The town of Kutna Hora is about 70 kilometres east of Prague and since mediaeval days has been an important centre for silver mining. The earliest traces of silver that have been found date back to the 10th century, when Bohemia had already had been at the crossroads of long-distance trade for many centuries. By 1260 German miners began to mine for silver in the mountain region. From the 13th to 16th centuries the city competed with Prague economically, culturally and politically. Since 1995 the city centre has been a UNESCO World Heritage Site.
One mine is accessible to the public - discovered in 1967 when a hydro-geological exploration of the town was underway. At a depth of approximately 22 metres an old gallery was discovered. Subsequent exploration showed it to be a perfectly preserved medieval drainage gallery, dug from the 14th to 16th centuries. The gallery was dug in the Palaeozoic Gneiss of Kutná Hora; quartz and nuggets of Cretaceous conglomerate can be seen in many places in the roof.

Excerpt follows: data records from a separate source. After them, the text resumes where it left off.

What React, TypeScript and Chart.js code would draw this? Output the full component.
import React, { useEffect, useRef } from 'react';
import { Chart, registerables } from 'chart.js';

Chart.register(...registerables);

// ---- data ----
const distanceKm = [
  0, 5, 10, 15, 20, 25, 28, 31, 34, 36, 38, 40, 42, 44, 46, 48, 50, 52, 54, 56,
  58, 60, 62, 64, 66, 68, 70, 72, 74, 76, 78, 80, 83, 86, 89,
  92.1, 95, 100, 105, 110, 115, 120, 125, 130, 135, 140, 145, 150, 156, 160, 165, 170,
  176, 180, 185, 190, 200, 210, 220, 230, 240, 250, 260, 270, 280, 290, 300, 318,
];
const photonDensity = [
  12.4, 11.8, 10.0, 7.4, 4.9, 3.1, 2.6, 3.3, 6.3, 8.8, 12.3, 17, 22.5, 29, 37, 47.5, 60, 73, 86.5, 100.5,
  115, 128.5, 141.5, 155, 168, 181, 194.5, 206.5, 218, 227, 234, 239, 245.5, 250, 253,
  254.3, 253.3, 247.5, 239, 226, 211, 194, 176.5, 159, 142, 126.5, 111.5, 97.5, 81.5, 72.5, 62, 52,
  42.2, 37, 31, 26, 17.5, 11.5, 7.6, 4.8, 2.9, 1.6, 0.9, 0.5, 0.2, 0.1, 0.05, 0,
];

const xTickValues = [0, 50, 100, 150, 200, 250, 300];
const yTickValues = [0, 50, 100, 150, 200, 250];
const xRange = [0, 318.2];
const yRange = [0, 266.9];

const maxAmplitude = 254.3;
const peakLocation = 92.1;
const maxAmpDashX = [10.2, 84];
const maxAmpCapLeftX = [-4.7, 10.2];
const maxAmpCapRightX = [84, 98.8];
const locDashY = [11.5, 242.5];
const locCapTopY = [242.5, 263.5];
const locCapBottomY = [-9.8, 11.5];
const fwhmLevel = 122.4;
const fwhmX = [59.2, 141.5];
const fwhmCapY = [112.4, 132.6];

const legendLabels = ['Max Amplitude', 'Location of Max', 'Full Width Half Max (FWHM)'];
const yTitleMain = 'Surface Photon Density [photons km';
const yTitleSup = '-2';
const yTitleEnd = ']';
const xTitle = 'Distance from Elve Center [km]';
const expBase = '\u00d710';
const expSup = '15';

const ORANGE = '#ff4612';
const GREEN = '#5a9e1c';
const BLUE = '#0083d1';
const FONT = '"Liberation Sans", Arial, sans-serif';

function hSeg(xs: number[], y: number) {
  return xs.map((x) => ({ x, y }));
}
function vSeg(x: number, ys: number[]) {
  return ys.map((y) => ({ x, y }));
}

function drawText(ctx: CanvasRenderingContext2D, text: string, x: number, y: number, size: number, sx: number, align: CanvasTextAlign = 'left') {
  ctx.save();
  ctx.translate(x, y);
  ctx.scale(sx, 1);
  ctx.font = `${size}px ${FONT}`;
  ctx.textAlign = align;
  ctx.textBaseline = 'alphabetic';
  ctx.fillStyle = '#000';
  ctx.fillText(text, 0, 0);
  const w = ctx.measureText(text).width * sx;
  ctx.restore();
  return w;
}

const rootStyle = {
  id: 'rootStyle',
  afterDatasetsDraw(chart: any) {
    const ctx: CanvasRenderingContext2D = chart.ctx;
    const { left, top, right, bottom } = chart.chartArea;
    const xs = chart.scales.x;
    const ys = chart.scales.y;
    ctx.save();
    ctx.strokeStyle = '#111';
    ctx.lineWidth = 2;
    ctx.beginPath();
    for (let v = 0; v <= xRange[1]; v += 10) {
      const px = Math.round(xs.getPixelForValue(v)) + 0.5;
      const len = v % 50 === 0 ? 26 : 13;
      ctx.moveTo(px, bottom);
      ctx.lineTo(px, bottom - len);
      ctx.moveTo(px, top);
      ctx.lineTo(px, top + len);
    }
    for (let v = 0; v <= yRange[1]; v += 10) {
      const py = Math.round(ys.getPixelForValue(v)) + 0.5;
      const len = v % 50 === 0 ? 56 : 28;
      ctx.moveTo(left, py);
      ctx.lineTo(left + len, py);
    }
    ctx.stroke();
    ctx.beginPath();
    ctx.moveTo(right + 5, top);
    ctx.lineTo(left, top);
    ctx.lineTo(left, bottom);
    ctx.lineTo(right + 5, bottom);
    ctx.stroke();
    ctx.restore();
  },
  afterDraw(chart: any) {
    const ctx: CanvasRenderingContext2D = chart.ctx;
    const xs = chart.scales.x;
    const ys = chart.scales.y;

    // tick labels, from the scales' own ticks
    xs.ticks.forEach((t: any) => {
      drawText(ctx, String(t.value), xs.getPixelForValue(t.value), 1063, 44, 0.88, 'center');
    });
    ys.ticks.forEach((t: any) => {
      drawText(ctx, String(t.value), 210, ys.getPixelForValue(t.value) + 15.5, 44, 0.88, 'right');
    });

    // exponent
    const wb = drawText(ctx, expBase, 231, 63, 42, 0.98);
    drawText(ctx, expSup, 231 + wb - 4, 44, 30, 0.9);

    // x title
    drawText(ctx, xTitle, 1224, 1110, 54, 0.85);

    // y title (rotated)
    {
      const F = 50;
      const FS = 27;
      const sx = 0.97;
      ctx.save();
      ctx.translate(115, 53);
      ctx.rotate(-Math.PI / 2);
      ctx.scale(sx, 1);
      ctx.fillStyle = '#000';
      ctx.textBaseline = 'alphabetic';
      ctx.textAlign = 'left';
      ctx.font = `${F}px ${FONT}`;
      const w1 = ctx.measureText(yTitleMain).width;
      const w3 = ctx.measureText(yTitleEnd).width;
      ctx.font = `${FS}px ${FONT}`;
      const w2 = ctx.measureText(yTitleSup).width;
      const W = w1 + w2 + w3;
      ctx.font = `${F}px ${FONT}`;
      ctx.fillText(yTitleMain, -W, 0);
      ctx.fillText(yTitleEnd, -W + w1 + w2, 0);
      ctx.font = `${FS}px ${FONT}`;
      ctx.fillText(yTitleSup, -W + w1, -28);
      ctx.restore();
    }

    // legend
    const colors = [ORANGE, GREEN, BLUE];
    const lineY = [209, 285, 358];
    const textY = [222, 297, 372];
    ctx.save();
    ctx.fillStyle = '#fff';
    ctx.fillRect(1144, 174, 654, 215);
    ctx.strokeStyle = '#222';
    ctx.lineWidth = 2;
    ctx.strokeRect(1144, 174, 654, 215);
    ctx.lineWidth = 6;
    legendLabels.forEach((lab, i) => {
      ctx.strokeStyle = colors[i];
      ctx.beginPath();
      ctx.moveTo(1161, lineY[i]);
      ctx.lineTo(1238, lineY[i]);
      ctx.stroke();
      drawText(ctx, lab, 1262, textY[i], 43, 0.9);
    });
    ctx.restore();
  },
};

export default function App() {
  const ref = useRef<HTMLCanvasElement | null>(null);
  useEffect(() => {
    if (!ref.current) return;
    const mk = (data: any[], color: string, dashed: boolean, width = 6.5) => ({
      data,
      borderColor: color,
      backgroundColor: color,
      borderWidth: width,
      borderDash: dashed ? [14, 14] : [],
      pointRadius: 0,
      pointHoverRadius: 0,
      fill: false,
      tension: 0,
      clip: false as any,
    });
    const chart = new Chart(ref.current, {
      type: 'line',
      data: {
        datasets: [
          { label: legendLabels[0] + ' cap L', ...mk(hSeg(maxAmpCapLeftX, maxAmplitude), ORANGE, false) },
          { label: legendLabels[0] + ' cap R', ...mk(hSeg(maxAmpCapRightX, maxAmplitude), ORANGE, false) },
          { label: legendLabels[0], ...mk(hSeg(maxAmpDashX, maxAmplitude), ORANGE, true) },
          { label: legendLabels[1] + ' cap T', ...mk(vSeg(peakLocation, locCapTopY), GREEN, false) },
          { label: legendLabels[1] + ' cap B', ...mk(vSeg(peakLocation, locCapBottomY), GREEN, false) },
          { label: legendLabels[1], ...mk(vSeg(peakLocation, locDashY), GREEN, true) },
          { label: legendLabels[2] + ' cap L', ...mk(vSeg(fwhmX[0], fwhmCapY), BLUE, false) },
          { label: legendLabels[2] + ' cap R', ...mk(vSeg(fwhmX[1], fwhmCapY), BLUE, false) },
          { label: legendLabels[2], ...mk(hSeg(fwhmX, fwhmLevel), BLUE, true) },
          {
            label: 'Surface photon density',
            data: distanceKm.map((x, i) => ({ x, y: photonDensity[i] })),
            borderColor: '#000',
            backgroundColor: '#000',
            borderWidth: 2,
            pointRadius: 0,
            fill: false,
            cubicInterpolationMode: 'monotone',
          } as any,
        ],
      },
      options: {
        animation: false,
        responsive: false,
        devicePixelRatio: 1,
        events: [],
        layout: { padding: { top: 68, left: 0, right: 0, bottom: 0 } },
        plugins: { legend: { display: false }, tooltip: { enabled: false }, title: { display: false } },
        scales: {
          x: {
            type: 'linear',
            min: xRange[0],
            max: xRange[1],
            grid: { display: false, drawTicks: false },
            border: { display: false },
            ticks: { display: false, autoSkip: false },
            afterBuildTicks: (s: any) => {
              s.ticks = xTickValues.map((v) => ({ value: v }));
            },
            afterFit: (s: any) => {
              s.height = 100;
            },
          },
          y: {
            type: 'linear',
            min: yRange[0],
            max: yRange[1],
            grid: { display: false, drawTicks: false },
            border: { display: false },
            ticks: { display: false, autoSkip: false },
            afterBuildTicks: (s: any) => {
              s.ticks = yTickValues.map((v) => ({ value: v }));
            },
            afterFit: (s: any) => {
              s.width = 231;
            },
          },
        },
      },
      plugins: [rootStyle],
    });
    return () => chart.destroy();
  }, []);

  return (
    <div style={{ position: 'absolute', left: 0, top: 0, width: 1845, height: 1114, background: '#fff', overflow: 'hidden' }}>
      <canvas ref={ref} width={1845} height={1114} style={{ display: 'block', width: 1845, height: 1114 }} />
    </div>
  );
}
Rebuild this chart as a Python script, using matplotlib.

Traces of pick marks can be seen on many places on the walls and the roof of the gallery. There are also copious small niches dug out in the walls which miners used for their pit lamps. Around 250 metres of the gallery are accessible to visitors. The mine provides white overcoats for tourists which were originally used to try and amplify the meagre lighting. In winter, between the seasons, exploration, mapping and hydrological measuring of other publicly inaccessible areas is carried out. There is also a small museum associated with the mine.